The research managed to make the more simple classical physics - useful for modelling large molecules - work alongside quantum physics, which uses fundamentally different types of calculation to simulate chemical reactions and which require huge computing power.

Previously chemists had to choose between the two when making their calculations, but the Nobel-winning research created “multi-scale” simulations that were able to combine the two to model complex systems. 

The scientists will share the 8 million Swedish Krona (£775,000) prize.

Although all three work in the US and have US citizenship, Professor Levitt also has British citizenship, while Professor Karplus and Professor Warshel have Austrian and Israeli citizenship, respectively.

Responding to the news, Martyn Poliakoff, foreign secretary and vice-president of the Royal Society, said the award was an important recognition for a “major advance in theoretical chemistry”.

“Their novel approach combined both classical and quantum physics and now enables us to understand how very large molecules react.
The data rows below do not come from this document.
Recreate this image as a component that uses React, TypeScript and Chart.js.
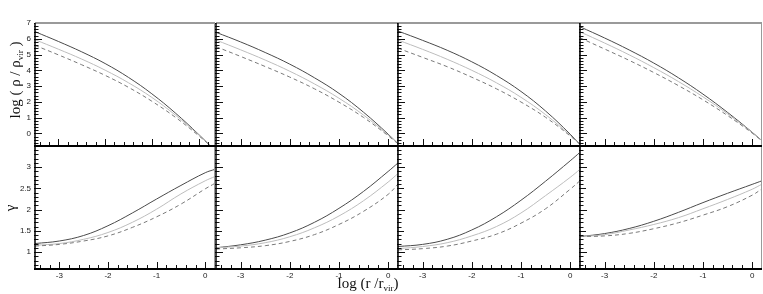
import React, { useEffect, useRef } from "react";
import { Chart, registerables } from "chart.js";

Chart.register(...registerables);

// ---------- data ----------
const LOG_R_RHO = [-3.5, -3, -2.5, -2, -1.5, -1, -0.5, 0, 0.35];
const LOG_R_GAMMA = [-3.5, -3, -2.5, -2, -1.5, -1, -0.5, 0, 0.2];

const RHO_1_DARK = [6.45, 5.83, 5.17, 4.43, 3.55, 2.51, 1.3, -0.06, -1.08];
const RHO_1_LIGHT = [5.94, 5.34, 4.71, 4.01, 3.21, 2.28, 1.17, -0.09, -1.05];
const RHO_1_DASH = [5.58, 4.98, 4.35, 3.68, 2.92, 2.04, 1.03, -0.14, -1.04];

const RHO_2_DARK = [6.41, 5.8, 5.13, 4.39, 3.53, 2.54, 1.34, -0.05, -1.12];
const RHO_2_LIGHT = [5.92, 5.3, 4.65, 3.94, 3.14, 2.23, 1.16, -0.1, -1.06];
const RHO_2_DASH = [5.5, 4.88, 4.24, 3.57, 2.83, 1.98, 1.01, -0.15, -1.06];

const RHO_3_DARK = [6.49, 5.9, 5.27, 4.54, 3.68, 2.66, 1.42, -0.05, -1.2];
const RHO_3_LIGHT = [5.92, 5.33, 4.7, 4.0, 3.21, 2.29, 1.19, -0.12, -1.15];
const RHO_3_DASH = [5.4, 4.82, 4.23, 3.56, 2.83, 1.99, 1.02, -0.16, -1.1];

const RHO_4_DARK = [6.76, 6.05, 5.29, 4.46, 3.53, 2.49, 1.33, 0.07, -0.88];
const RHO_4_LIGHT = [6.44, 5.73, 4.98, 4.17, 3.29, 2.32, 1.24, 0.05, -0.87];
const RHO_4_DASH = [6.06, 5.35, 4.63, 3.86, 3.03, 2.13, 1.13, 0.02, -0.85];

const GAMMA_1_DARK = [1.2, 1.26, 1.39, 1.62, 1.92, 2.25, 2.57, 2.87, 2.95];
const GAMMA_1_LIGHT = [1.16, 1.2, 1.3, 1.46, 1.7, 2.01, 2.37, 2.68, 2.78];
const GAMMA_1_DASH = [1.14, 1.18, 1.26, 1.38, 1.58, 1.83, 2.13, 2.49, 2.62];

const GAMMA_2_DARK = [1.1, 1.17, 1.28, 1.45, 1.7, 2.03, 2.43, 2.9, 3.1];
const GAMMA_2_LIGHT = [1.1, 1.14, 1.22, 1.36, 1.57, 1.85, 2.21, 2.65, 2.85];
const GAMMA_2_DASH = [1.07, 1.1, 1.15, 1.25, 1.41, 1.65, 1.96, 2.36, 2.6];

const GAMMA_3_DARK = [1.13, 1.18, 1.3, 1.52, 1.83, 2.22, 2.67, 3.15, 3.35];
const GAMMA_3_LIGHT = [1.08, 1.13, 1.22, 1.38, 1.6, 1.92, 2.33, 2.76, 2.95];
const GAMMA_3_DASH = [1.05, 1.08, 1.14, 1.26, 1.42, 1.68, 2.02, 2.48, 2.68];

const GAMMA_4_DARK = [1.365, 1.435, 1.555, 1.725, 1.935, 2.165, 2.385, 2.595, 2.68];
const GAMMA_4_LIGHT = [1.365, 1.41, 1.52, 1.65, 1.81, 2.02, 2.24, 2.48, 2.6];
const GAMMA_4_DASH = [1.365, 1.38, 1.44, 1.55, 1.69, 1.87, 2.07, 2.34, 2.49];

const X_TICK_LABELS = [-3, -2, -1, 0];
const RHO_TICK_LABELS = [0, 1, 2, 3, 4, 5, 6, 7];
const GAMMA_TICK_LABELS = [1, 1.5, 2, 2.5, 3];

const RHO_RANGE = [-0.8, 7];
const GAMMA_RANGE = [0.6, 3.5];
const X_RANGE = [-3.5, 0.18];
const X_RANGE_FIRST_RHO = [-3.5, 0.33];

// ---------- layout ----------
const PAD = 40;
const COL_LEFT = [35, 216, 398, 580];
const COL_WIDTH = [179, 181, 181, 181];
const ROW_TOP = [23, 146];
const ROW_HEIGHT = 123;

const COLORS = { dark: "#4a4a4a", light: "#bdbdbd", dash: "#7a7a7a" };

const framePlugin = {
  id: "frame",
  afterDatasetsDraw(chart: any, _args: any, opts: any) {
    const { ctx, chartArea: a, scales } = chart;
    const xs = scales.x;
    const ys = scales.y;
    ctx.save();
    ctx.strokeStyle = "#111";
    ctx.lineWidth = 1;
    const kx0 = Math.ceil(xs.min * 5 - 1e-9);
    const kx1 = Math.floor(xs.max * 5 + 1e-9);
    for (let k = kx0; k <= kx1; k++) {
      const px = Math.round(xs.getPixelForValue(k / 5)) + 0.5;
      const len = k % 5 === 0 ? 7 : 4;
      ctx.beginPath();
      ctx.moveTo(px, a.bottom + 1);
      ctx.lineTo(px, a.bottom - len);
      ctx.stroke();
    }
    const div = opts.yDiv;
    const ky0 = Math.ceil(ys.min * div - 1e-9);
    const ky1 = Math.floor(ys.max * div + 1e-9);
    for (let k = ky0; k <= ky1; k++) {
      const py = Math.round(ys.getPixelForValue(k / div)) + 0.5;
      let len = 3.5;
      if (k % div === 0) len = 7;
      else if (div === 10 && k % 5 === 0) len = 6;
      ctx.beginPath();
      ctx.moveTo(a.left - 1, py);
      ctx.lineTo(a.left + len, py);
      ctx.stroke();
    }
    ctx.strokeStyle = "#9a9a9a";
    ctx.lineWidth = 1;
    ctx.beginPath();
    ctx.moveTo(a.right + 0.5, a.top);
    ctx.lineTo(a.right + 0.5, a.bottom);
    ctx.stroke();
    if (opts.drawTop) {
      ctx.lineWidth = 2;
      ctx.beginPath();
      ctx.moveTo(a.left, a.top);
      ctx.lineTo(a.right + 1, a.top);
      ctx.stroke();
    }
    ctx.strokeStyle = "#000";
    ctx.lineWidth = 1.5;
    ctx.beginPath();
    ctx.moveTo(a.left, a.top);
    ctx.lineTo(a.left, a.bottom);
    ctx.stroke();
    ctx.lineWidth = 2;
    ctx.beginPath();
    ctx.moveTo(a.left - 1, a.bottom);
    ctx.lineTo(a.right + 1, a.bottom);
    ctx.stroke();
    ctx.fillStyle = "#222";
    ctx.font = '8px "Liberation Sans", Arial, sans-serif';
    if (opts.yLabels) {
      ctx.textAlign = "right";
      ctx.textBaseline = "middle";
      for (const v of opts.yLabels) {
        ctx.fillText(String(v), a.left - 4, ys.getPixelForValue(v));
      }
    }
    if (opts.xLabels) {
      ctx.textAlign = "center";
      ctx.textBaseline = "top";
      for (const v of opts.xLabels) {
        ctx.fillText(String(v), xs.getPixelForValue(v), a.bottom + 3);
      }
    }
    ctx.restore();
  },
};

type PanelCfg = {
  left: number;
  top: number;
  width: number;
  xs: number[];
  dark: number[];
  light: number[];
  dash: number[];
  xRange: number[];
  yRange: number[];
  yDiv: number;
  yLabels: number[] | null;
  xLabels: number[] | null;
  drawTop: boolean;
};

function Panel({ cfg }: { cfg: PanelCfg }) {
  const ref = useRef<HTMLCanvasElement>(null);
  const W = cfg.width + 2 * PAD;
  const H = ROW_HEIGHT + 2 * PAD;
  useEffect(() => {
    const mk = (vals: number[], color: string, dash: number[]) => ({
      data: cfg.xs.map((x, i) => ({ x, y: vals[i] })),
      borderColor: color,
      borderWidth: 1,
      borderDash: dash,
      pointRadius: 0,
      fill: false,
      tension: 0.4,
    });
    const chart = new Chart(ref.current!, {
      type: "line",
      data: {
        datasets: [
          mk(cfg.dash, COLORS.dash, [4, 3]),
          mk(cfg.light, COLORS.light, []),
          mk(cfg.dark, COLORS.dark, []),
        ],
      },
      options: {
        animation: false,
        responsive: false,
        devicePixelRatio: 1,
        events: [],
        layout: { padding: PAD },
        scales: {
          x: { type: "linear", min: cfg.xRange[0], max: cfg.xRange[1], display: false },
          y: { type: "linear", min: cfg.yRange[0], max: cfg.yRange[1], display: false },
        },
        plugins: {
          legend: { display: false },
          tooltip: { enabled: false },
          frame: {
            yDiv: cfg.yDiv,
            yLabels: cfg.yLabels,
            xLabels: cfg.xLabels,
            drawTop: cfg.drawTop,
          },
        } as any,
      },
      plugins: [framePlugin],
    });
    return () => chart.destroy();
  }, []);
  return (
    <canvas
      ref={ref}
      width={W}
      height={H}
      style={{
        position: "absolute",
        left: cfg.left - PAD,
        top: cfg.top - PAD,
        width: W,
        height: H,
      }}
    />
  );
}

const RHO_SETS = [
  [RHO_1_DARK, RHO_1_LIGHT, RHO_1_DASH],
  [RHO_2_DARK, RHO_2_LIGHT, RHO_2_DASH],
  [RHO_3_DARK, RHO_3_LIGHT, RHO_3_DASH],
  [RHO_4_DARK, RHO_4_LIGHT, RHO_4_DASH],
];
const GAMMA_SETS = [
  [GAMMA_1_DARK, GAMMA_1_LIGHT, GAMMA_1_DASH],
  [GAMMA_2_DARK, GAMMA_2_LIGHT, GAMMA_2_DASH],
  [GAMMA_3_DARK, GAMMA_3_LIGHT, GAMMA_3_DASH],
  [GAMMA_4_DARK, GAMMA_4_LIGHT, GAMMA_4_DASH],
];

export default function App() {
  const panels: PanelCfg[] = [];
  for (let c = 0; c < 4; c++) {
    panels.push({
      left: COL_LEFT[c],
      top: ROW_TOP[1],
      width: COL_WIDTH[c],
      xs: LOG_R_GAMMA,
      dark: GAMMA_SETS[c][0],
      light: GAMMA_SETS[c][1],
      dash: GAMMA_SETS[c][2],
      xRange: X_RANGE,
      yRange: GAMMA_RANGE,
      yDiv: 10,
      yLabels: c === 0 ? GAMMA_TICK_LABELS : null,
      xLabels: X_TICK_LABELS,
      drawTop: false,
    });
  }
  for (let c = 0; c < 4; c++) {
    panels.push({
      left: COL_LEFT[c],
      top: ROW_TOP[0],
      width: COL_WIDTH[c],
      xs: LOG_R_RHO,
      dark: RHO_SETS[c][0],
      light: RHO_SETS[c][1],
      dash: RHO_SETS[c][2],
      xRange: c === 0 ? X_RANGE_FIRST_RHO : X_RANGE,
      yRange: RHO_RANGE,
      yDiv: 5,
      yLabels: c === 0 ? RHO_TICK_LABELS : null,
      xLabels: null,
      drawTop: true,
    });
  }
  const serif = '"Liberation Serif", "Times New Roman", serif';
  const sub: React.CSSProperties = { fontSize: 9, position: "relative", top: 3 };
  return (
    <div
      style={{
        position: "absolute",
        left: 0,
        top: 0,
        width: 763,
        height: 294,
        background: "#fff",
        overflow: "hidden",
        fontFamily: serif,
        color: "#111",
      }}
    >
      {panels.map((p, i) => (
        <Panel key={i} cfg={p} />
      ))}
      <div
        style={{
          position: "absolute",
          left: 16,
          top: 80,
          transform: "translate(-50%, -50%) rotate(-90deg)",
          whiteSpace: "nowrap",
          fontSize: 15,
          lineHeight: "18px",
        }}
      >
        log ( ρ / ρ<span style={sub}>vir</span> )
      </div>
      <div
        style={{
          position: "absolute",
          left: 10,
          top: 208,
          transform: "translate(-50%, -50%) rotate(-90deg)",
          whiteSpace: "nowrap",
          fontSize: 15,
          lineHeight: "18px",
        }}
      >
        γ
      </div>
      <div
        style={{
          position: "absolute",
          left: 368,
          top: 284,
          transform: "translate(-50%, -50%)",
          whiteSpace: "nowrap",
          fontSize: 15,
          lineHeight: "18px",
        }}
      >
        log (r /r<span style={sub}>vir</span>)
      </div>
    </div>
  );
}
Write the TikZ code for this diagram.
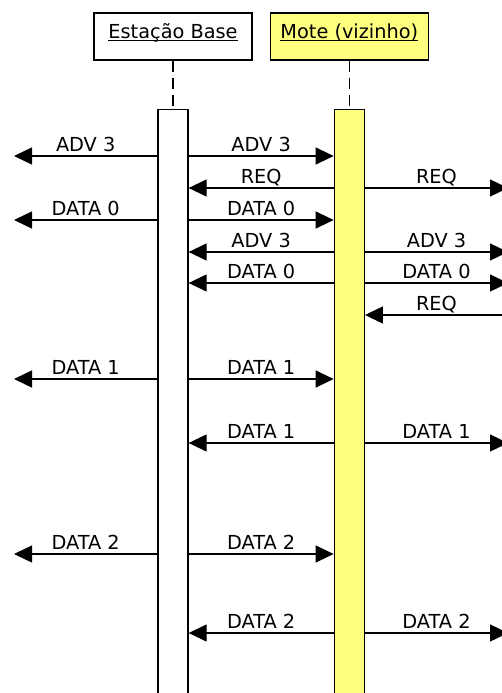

This prize highlights the increasing role that theoretical and computational chemistry are playing in this area of science,” he said.

Professor Karplus was predicted to win the prize by Thomson Reuters citation analyst David Pendlebury in 2011.

Mr Pendlebury makes the predictions on the basis of their large number of citations and their responsibility for founding a new field of research likely to be recognised by the Academy’s Nobel Committee.